■ Task statement
Starting at the first line of the listing below, repeat each line exactly until the line containing "K = list(range(40))", which you include. Leave out pictures.

◇ ◇ ◇ ◇

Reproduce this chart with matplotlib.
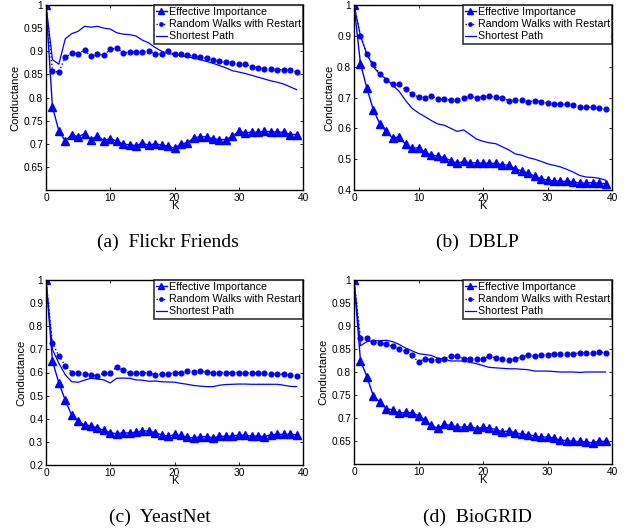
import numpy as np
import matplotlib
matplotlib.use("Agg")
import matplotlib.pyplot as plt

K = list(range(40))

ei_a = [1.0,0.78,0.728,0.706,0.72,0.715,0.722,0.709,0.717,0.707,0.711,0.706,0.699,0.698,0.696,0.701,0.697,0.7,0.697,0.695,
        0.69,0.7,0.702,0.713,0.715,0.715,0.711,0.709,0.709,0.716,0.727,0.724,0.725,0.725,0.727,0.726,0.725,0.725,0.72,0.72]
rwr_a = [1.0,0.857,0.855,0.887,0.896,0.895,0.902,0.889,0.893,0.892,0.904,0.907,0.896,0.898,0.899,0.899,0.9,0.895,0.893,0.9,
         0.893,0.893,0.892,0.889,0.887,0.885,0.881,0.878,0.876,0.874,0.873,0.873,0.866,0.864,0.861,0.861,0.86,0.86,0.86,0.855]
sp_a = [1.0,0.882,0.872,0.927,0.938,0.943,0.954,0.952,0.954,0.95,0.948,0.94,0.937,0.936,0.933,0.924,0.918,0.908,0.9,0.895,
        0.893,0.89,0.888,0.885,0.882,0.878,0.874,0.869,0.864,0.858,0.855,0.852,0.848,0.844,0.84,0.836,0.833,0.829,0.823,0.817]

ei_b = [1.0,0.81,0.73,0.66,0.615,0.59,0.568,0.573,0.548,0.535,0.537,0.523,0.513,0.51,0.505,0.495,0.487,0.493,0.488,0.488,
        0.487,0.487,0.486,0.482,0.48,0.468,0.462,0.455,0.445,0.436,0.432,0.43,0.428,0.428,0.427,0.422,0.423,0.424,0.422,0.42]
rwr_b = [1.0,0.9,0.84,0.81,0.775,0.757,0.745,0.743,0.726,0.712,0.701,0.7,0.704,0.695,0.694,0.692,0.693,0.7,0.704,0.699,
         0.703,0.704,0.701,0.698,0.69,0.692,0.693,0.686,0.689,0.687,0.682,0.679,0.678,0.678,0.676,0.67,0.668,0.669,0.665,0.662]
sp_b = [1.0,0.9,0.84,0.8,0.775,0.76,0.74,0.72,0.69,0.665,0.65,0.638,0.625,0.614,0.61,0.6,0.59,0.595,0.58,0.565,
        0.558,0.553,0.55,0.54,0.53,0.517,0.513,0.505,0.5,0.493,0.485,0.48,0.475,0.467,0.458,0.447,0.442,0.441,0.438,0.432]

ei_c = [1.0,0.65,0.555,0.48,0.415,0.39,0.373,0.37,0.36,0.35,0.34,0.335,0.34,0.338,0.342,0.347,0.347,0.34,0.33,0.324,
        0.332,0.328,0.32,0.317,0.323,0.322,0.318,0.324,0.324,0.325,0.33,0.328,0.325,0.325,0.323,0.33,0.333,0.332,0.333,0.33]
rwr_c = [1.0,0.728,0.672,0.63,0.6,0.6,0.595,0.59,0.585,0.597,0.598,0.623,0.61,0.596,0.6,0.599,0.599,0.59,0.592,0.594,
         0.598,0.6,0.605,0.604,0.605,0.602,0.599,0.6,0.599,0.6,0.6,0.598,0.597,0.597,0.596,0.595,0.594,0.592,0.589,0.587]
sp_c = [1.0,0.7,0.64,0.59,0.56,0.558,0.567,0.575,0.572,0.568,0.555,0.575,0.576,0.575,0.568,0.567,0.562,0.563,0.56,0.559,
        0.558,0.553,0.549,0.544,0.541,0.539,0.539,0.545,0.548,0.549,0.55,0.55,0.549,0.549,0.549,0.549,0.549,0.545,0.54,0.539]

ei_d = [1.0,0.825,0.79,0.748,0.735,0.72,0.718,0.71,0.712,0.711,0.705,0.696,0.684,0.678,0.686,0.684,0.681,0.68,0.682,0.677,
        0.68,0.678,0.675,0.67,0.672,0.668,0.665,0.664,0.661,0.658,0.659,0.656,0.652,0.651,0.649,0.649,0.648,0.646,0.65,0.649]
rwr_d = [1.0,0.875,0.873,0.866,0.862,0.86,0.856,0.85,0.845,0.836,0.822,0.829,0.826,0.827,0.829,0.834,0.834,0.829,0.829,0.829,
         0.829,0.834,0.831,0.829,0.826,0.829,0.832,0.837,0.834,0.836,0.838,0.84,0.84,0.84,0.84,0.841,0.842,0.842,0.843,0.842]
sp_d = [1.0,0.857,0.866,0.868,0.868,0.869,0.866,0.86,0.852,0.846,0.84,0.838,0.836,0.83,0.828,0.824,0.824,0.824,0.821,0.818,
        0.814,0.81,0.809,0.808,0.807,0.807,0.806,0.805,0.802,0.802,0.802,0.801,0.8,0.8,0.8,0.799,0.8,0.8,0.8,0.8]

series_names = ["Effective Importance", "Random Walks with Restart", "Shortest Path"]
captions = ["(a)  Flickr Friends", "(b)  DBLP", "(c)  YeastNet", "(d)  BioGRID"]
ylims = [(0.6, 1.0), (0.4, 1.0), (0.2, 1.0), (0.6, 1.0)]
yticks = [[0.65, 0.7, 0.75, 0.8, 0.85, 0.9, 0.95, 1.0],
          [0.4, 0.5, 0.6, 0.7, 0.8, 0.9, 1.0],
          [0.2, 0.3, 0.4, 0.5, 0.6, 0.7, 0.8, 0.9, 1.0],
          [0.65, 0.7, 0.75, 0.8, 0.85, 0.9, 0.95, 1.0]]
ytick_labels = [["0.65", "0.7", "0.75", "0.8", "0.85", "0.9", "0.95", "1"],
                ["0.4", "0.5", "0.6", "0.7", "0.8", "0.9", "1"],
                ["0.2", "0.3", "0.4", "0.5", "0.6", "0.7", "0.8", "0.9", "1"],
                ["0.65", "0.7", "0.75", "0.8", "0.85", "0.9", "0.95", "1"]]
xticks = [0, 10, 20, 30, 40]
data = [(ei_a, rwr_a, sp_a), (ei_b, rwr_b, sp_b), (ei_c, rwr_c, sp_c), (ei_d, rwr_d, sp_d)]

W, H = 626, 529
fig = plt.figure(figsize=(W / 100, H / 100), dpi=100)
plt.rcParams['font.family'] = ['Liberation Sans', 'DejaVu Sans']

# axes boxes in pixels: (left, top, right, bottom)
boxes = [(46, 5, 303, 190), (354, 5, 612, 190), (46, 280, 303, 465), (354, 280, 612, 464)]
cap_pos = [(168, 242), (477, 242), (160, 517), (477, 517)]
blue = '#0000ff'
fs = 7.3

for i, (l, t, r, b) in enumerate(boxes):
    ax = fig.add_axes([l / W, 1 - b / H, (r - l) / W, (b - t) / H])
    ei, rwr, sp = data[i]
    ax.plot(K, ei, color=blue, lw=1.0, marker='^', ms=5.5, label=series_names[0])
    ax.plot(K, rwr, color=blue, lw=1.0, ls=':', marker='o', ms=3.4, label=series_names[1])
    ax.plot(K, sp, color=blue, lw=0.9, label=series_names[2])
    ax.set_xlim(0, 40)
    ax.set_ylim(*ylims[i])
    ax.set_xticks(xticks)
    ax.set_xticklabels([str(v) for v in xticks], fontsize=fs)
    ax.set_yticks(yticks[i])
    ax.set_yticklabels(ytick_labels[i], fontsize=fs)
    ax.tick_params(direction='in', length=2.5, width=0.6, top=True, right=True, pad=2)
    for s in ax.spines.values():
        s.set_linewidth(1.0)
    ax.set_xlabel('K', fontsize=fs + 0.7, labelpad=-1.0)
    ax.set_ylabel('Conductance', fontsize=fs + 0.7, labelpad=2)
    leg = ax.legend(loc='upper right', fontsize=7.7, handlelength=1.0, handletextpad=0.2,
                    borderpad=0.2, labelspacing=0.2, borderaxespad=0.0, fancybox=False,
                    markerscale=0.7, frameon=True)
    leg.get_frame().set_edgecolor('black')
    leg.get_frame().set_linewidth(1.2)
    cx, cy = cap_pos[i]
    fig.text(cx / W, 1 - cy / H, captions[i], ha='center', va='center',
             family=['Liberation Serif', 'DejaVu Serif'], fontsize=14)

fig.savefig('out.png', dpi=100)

◇ ◇ ◇ ◇

■ Response below
Reproduce this chart with matplotlib.
import numpy as np
import matplotlib
matplotlib.use("Agg")
import matplotlib.pyplot as plt

K = list(range(40))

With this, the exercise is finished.